Por José Miguélez, editor de Deportes de La Tercera Mayo 22, 2014

El sorprendente Atlético de Madrid es fútbol, pero también literatura. Un hermoso cuento que aspira a consumar un final feliz. Un guión al que a última hora se le han torcido algunos renglones (el adversario no era el previsto para ajustar cuentas,  el Bayern se cayó justo en semifinales), pero que llevaba escrito desde hace cuarenta años. O que esperaba contarse desde entonces. Cuando la final de Bruselas ante el equipo de Múnich y el gol de tiro libre directo de Luis Aragonés en el minuto 114 de la prórroga, la hazaña que le hizo sentirse durante un rato campeón de Europa, y por extensión futbolística el rey del mundo. Cuando la carroza se convirtió en calabaza tan sólo diez minutos después, a las doce en punto de la noche, con un zapatazo lejano de Schwarzenbeck, el rubio alemán que pese a lo impronunciable de su apellido ningún seguidor rojiblanco consiguió ya borrar de su memoria.

Un empate que en aquellos tiempos, 1974, no se desanudaba con una tanda de penales sino con un partido extra, a jugarse tres días después y que el Atlético, roto en el corazón y en los pulmones, ya perdió por goleada: 4-0. Una tristeza profunda se instaló en el escudo madrileño a partir de aquel mayo maldito, un dolor en el alma, un complejo, una frustración. Una leyenda de fatalidad que se fue reforzando con nuevos episodios tormentosos, cada cual más negativo y raro. Y se aceptó el maleficio con resignación, como si las calamidades sucesivas estuvieran movidas por designios divinos o demoníacos. A esa “maldición” se la llamó “el Pupas”.

El sorprendente Atlético de Simeone procede de aquellos lamentos. Durante dos temporadas, desde su aterrizaje en enero de 2012, el técnico argentino se aplicó por igual a trabajar en el sistema de juego del equipo y en su cerebro. A hurgar en su interior. Devolverle el gen ganador que se le cayó aquella noche en Bruselas y sólo había insinuado recuperar en contadas ocasiones, finalmente falsas alarmas. El Cholo no se conformó con inventar un Atlético pasajero, se remangó para reconstruirlo duradero. Recibió un equipo muerto y lo reanimó de forma instantánea. Trabajó el laboratorio y la mente, el carácter. Y de golpe, un título, la Liga Europa. Y luego otro, la Supercopa de Europa. Y al año siguiente uno más, la Copa del Rey en el mismísimo Santiago Bernabéu ante el Real Madrid, su vecino y más enconado rival. Y no se detuvo.

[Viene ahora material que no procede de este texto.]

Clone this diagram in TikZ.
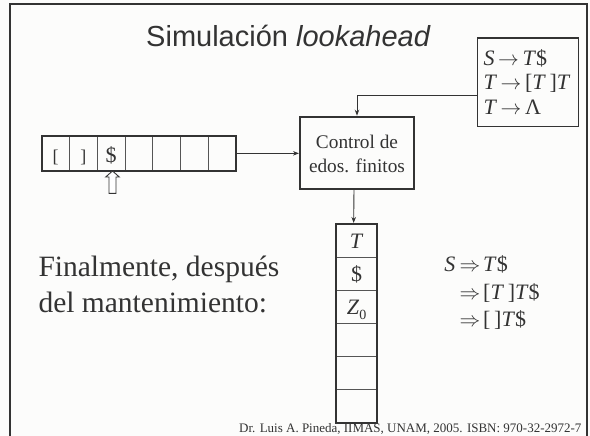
\documentclass[tikz,border=0pt]{standalone}
\usepackage{fontspec}
\setmainfont{Liberation Serif}
\newfontfamily\titlefont{Liberation Sans}
\usetikzlibrary{arrows.meta}
\definecolor{ink}{HTML}{333333}
\definecolor{bg}{HTML}{FCFCFB}
\definecolor{cellline}{HTML}{555555}
\begin{document}
\begin{tikzpicture}[x=1pt,y=-1pt,
  every node/.style={text=ink, inner sep=0pt},
  conn/.style={draw=ink, line width=0.9pt, -{Stealth[length=6pt,width=4.5pt]}},
  thickbox/.style={draw=ink, line width=2pt},
  thinline/.style={draw=cellline, line width=0.8pt},
  mathtxt/.style={font=\fontsize{22}{24}\selectfont},
  ctrltxt/.style={font=\fontsize{19.3}{23}\selectfont},
  bigtxt/.style={font=\fontsize{29.5}{36}\selectfont},
]
\useasboundingbox (0,0) rectangle (590,436);
\fill[bg] (0,0) rectangle (590,436);
\draw[ink, line width=2pt] (9.5,436) -- (9.5,4) -- (586.5,4) -- (586.5,436);

% title
\node[anchor=base, font=\titlefont\fontsize{29}{30}\selectfont] (title) at (288.5,46.5) {Simulación \textit{lookahead}};

% grammar
\node[draw=ink, line width=1.3pt, minimum width=101pt, minimum height=88.5pt] (gram) at (527.8,82.25) {};
\node[mathtxt, anchor=base west] (g1) at (483.3,66) {\textit{S}\,$\rightarrow$\,\textit{T}\$};
\node[mathtxt, anchor=base west] (g2) at (483.3,90) {\textit{T}\,$\rightarrow$\,[\textit{T}\,]\textit{T}};
\node[mathtxt, anchor=base west] (g3) at (483.3,114) {\textit{T}\,$\rightarrow$\,Λ};

% control
\node[thickbox, minimum width=114pt, minimum height=72pt] (ctrl) at (357,152.7) {};
\node[ctrltxt, anchor=base] (c1) at (357,149) {Control de};
\node[ctrltxt, anchor=base] (c2) at (357,172.7) {edos. finitos};

% tape
\node[thickbox, minimum width=194.3pt, minimum height=34.7pt] (tape) at (138.85,153.35) {};
\foreach \i in {1,...,6} \draw[thinline] ({41.7+\i*27.757},137) -- ({41.7+\i*27.757},170);
\node[font=\fontsize{18}{20}\selectfont, anchor=base] (t1) at (55.6,162.5) {[};
\node[font=\fontsize{18}{20}\selectfont, anchor=base] (t2) at (83.3,162.5) {]};
\node[mathtxt, anchor=base] (t3) at (111.1,162) {\$};
\draw[ink, line width=0.9pt, fill=white] (112.5,171) -- (119.3,177) -- (116,177) -- (116,193.3) -- (109,193.3) -- (109,177) -- (105.7,177) -- cycle;

% stack
\node[thickbox, minimum width=41.3pt, minimum height=198.7pt] (stack) at (356.65,323.35) {};
\foreach \k in {1,...,5} \draw[thinline] (337,{224+\k*33.12}) -- (376.3,{224+\k*33.12});
\node[mathtxt, anchor=base] (s1) at (356.65,248.5) {\textit{T}};
\node[mathtxt, anchor=base] (s2) at (356.65,281) {\$};
\node[mathtxt, anchor=base] (s3) at (356.65,314.5) {\textit{Z}\raisebox{-4.5pt}{\fontsize{14}{14}\selectfont 0}};

% connectors
\draw[conn] (tape.east) -- (tape.east -| ctrl.west);
\draw[conn] ([yshift=-12.75pt]gram.west) -| (ctrl.north);
\draw[conn] ([xshift=-3pt]ctrl.south) -- ([xshift=-3pt]stack.north);

% text
\node[bigtxt, anchor=base west] (f1) at (38.3,276.7) {Finalmente, después};
\node[bigtxt, anchor=base west] (f2) at (38.3,312.7) {del mantenimiento:};

% derivation
\node[mathtxt, anchor=base east] (dS) at (455.5,271.7) {\textit{S}};
\node[mathtxt, anchor=base west] (d1) at (459.3,271.7) {$\Rightarrow$\hspace{3pt}\textit{T}\$};
\node[mathtxt, anchor=base west] (d2) at (459.3,299) {$\Rightarrow$\hspace{3pt}[\textit{T}\,]\textit{T}\$};
\node[mathtxt, anchor=base west] (d3) at (459.3,326) {$\Rightarrow$\hspace{3pt}[\,]\textit{T}\$};

% footer
\node[anchor=base east, font=\fontsize{13}{15}\selectfont] (foot) at (581.7,432.5) {Dr. Luis A. Pineda, IIMAS, UNAM, 2005. ISBN: 970-32-2972-7};
\end{tikzpicture}
\end{document}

Desde el primer día de su tercera temporada, algo dijo en el ambiente que el curso era especial y grandioso, el del desquite. Se iban a cumplir cuarenta años del fatídico día, no podía ser casualidad. Desde el primer sorteo, pese al escepticismo exterior, los atléticos se convencieron de que les había llegado la hora. Y el bombo les ayudó ronda a ronda a creer en el destino, a convencerse de que efectivamente no verían al Bayern hasta el último día, que saldarían cuentas de forma personal. Y hasta Luis Aragonés, la dos palabras mayores del santoral colchonero, declaró que el fútbol le debía una Copa de Europa y que, ya que se retiraba, había llegado el momento de que le fuera devuelta. Y al mes de pronunciar la frase, se muere sin esperar a cobrar la deuda. Y lo que era un deseo de todos los atléticos, rompe en una obligación: ahora sí, por Luis, la Copa de Europa. El cordón emocional que faltaba. Y ni la conquista de la Liga rebaja la obsesión. El día ha llegado. No está enfrente el Bayern sino el Madrid. Pero cuarenta años no pueden esperar más.